Pay-as-you-go pilot cuts wait times

Last year four hospitals tried a new payment model. It’s working.

In late 2007, four Vancouver-area hospitals quietly switched to a radical new funding model. Instead of receiving an annual operating budget from the government, they would be paid per medical procedure performed. Almost a year into the pilot, the preliminary results are in—and they’re good. “In some cases we are seeing over 25 per cent more patients experiencing shorter wait times in the emergency department,” says Ida Goodreau, president of Vancouver Coastal Health, which runs several of the hospitals in the pilot.

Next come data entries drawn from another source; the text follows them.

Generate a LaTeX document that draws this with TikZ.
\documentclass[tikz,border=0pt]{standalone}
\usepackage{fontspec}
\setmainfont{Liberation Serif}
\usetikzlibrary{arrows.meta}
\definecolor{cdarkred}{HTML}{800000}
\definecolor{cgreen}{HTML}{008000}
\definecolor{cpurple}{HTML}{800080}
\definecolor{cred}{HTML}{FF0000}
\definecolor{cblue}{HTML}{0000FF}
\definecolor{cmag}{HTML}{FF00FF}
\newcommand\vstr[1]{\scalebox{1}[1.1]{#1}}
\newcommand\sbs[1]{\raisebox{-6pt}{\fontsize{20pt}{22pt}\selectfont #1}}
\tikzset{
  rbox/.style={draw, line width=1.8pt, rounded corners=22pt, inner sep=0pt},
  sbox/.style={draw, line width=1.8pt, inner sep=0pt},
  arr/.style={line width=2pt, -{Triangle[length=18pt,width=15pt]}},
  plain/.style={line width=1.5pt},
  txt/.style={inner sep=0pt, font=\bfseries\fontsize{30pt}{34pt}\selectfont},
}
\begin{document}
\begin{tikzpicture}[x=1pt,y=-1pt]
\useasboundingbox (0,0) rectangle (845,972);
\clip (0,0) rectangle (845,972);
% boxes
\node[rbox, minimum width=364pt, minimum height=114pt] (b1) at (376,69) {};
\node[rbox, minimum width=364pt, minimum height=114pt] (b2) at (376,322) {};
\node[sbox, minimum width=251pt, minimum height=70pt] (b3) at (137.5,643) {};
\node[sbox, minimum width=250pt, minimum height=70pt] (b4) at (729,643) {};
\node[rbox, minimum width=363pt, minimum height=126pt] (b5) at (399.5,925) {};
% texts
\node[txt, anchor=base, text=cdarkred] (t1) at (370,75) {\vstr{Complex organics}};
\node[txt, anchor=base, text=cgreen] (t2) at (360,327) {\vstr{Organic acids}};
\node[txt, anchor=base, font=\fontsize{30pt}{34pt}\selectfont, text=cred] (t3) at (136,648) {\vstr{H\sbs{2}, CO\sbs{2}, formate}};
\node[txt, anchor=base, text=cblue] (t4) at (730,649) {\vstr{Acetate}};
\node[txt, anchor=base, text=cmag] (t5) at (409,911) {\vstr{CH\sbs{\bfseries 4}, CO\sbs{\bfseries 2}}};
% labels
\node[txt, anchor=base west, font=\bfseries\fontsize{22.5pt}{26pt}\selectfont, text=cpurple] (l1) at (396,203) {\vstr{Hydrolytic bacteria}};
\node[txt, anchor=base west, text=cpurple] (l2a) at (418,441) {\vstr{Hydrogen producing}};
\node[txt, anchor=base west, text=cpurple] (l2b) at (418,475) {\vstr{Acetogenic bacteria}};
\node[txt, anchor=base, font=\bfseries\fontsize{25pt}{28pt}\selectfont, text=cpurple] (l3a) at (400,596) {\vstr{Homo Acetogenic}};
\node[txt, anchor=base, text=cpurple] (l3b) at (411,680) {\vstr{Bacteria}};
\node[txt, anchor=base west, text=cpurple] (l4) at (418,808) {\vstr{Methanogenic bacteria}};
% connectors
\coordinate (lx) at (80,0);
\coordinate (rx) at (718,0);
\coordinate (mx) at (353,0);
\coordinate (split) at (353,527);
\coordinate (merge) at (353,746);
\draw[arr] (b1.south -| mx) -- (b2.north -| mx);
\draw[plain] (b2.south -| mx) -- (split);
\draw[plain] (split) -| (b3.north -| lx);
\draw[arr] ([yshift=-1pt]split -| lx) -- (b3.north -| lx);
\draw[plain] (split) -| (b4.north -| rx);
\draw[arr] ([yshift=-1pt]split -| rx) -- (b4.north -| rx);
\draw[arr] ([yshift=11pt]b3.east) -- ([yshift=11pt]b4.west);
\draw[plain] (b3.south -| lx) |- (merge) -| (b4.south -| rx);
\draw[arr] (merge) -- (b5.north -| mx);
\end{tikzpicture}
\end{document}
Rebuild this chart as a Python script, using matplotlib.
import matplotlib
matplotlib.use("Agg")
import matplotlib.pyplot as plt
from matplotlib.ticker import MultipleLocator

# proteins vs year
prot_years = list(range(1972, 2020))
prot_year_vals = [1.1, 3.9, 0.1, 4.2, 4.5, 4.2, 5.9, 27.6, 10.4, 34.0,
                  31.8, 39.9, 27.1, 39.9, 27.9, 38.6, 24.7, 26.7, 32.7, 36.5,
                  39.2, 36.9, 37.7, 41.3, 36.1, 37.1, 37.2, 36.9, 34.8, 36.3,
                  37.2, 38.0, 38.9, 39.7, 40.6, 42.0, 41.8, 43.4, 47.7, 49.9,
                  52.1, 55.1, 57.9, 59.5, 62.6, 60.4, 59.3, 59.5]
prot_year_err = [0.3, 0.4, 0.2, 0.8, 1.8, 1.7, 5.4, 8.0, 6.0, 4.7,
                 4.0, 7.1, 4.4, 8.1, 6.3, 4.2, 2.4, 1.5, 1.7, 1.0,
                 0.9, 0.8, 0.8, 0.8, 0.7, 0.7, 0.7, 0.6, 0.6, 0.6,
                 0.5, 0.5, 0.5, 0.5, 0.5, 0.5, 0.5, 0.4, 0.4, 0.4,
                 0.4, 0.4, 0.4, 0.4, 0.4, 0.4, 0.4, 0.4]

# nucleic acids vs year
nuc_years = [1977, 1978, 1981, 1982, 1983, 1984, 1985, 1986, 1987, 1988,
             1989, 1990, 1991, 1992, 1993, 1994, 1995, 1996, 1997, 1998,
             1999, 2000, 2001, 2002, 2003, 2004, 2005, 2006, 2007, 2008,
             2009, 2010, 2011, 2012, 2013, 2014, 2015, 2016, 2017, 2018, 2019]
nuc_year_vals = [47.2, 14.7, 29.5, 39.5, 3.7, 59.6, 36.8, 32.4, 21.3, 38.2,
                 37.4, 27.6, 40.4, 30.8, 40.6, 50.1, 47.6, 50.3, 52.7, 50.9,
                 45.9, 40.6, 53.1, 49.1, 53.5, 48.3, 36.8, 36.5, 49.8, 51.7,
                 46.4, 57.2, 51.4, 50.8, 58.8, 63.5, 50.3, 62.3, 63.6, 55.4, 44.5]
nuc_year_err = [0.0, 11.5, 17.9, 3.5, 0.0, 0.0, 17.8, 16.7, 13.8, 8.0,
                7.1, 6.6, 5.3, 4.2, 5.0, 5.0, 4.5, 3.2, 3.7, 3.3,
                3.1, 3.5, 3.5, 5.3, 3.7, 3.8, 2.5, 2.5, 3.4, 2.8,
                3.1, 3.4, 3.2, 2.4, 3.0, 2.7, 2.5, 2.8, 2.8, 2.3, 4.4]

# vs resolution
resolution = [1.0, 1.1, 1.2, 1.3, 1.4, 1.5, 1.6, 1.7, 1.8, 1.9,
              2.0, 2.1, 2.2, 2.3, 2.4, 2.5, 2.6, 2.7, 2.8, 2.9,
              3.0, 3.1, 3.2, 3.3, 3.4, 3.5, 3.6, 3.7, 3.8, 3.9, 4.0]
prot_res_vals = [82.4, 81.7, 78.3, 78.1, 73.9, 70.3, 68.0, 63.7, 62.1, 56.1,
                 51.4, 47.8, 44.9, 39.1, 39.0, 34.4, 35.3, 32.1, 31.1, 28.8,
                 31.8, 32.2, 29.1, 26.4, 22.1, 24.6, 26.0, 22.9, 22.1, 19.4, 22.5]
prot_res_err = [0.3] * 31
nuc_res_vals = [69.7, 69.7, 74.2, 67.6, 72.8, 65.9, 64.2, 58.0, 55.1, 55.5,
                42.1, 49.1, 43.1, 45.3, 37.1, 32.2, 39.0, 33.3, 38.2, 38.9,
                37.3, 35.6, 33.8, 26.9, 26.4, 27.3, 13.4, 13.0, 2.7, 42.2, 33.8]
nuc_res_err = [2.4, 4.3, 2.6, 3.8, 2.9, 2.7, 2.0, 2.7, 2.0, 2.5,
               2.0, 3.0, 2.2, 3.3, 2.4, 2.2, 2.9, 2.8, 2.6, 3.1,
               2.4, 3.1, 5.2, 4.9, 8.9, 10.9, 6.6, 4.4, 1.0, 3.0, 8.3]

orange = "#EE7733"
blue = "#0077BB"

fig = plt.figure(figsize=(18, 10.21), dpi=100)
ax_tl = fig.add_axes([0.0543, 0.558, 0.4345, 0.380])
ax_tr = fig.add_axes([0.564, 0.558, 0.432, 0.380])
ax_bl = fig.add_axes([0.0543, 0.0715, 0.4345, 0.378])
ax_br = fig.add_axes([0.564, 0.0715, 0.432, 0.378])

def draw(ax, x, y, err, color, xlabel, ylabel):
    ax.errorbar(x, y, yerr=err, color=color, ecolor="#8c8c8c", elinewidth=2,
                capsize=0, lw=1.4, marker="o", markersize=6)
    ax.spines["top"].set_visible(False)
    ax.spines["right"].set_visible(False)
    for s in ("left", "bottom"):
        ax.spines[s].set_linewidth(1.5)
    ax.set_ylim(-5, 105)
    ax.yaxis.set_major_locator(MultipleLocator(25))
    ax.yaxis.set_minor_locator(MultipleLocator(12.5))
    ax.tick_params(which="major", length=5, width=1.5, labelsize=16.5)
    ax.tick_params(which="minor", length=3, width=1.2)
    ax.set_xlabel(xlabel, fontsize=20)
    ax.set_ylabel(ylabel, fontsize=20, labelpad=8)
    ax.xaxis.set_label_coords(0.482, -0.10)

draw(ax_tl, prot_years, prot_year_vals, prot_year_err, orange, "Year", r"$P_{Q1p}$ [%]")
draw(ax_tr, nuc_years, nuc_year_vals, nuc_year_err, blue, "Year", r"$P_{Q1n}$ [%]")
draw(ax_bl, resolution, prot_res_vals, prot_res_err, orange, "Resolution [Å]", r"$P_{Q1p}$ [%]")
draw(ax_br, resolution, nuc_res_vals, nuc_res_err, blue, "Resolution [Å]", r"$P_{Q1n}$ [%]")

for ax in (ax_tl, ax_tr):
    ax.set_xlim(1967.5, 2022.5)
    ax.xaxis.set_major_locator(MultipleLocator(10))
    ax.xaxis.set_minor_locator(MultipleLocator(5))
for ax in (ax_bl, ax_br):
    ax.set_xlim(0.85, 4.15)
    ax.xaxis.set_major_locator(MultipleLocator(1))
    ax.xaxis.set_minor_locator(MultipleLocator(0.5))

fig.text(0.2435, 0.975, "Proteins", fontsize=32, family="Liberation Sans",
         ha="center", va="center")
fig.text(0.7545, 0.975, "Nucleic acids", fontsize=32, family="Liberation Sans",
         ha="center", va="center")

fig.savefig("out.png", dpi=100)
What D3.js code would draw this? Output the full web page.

One of the primary goals of the new system is to shorten wait times. Because hospitals are paid per procedure, the more procedures they perform each month, the more money they get. The new system also provides bonuses for speedy care. For instance, if a broken bone is treated in less than four hours, a hospital could get an extra $100.

The incentives seem to be working. At the hospitals taking part (Lions Gate, Richmond, Vancouver General and St. Paul’s), the number of patients getting a bed in 10 hours or less jumped from 46 per cent in the first half of 2007 to 66 per cent this year. Lions Gate saw a particularly big leap in efficiency with the number of urgent-care patients treated and released in less than two hours surging from 29 per cent to 51 per cent.

“If you give someone all the money up front, every patient who comes along is just a bust to you—they’re just using up your money,” says Brian Day, the former head of the Canadian Medical Association. “That’s bad management. It doesn’t encourage productivity.”

B.C. is now considering a wider shift to activity-based funding. It’s not the only province. In January, New Brunswick announced that it is also considering activity-based funding, and according to Day, so is Quebec.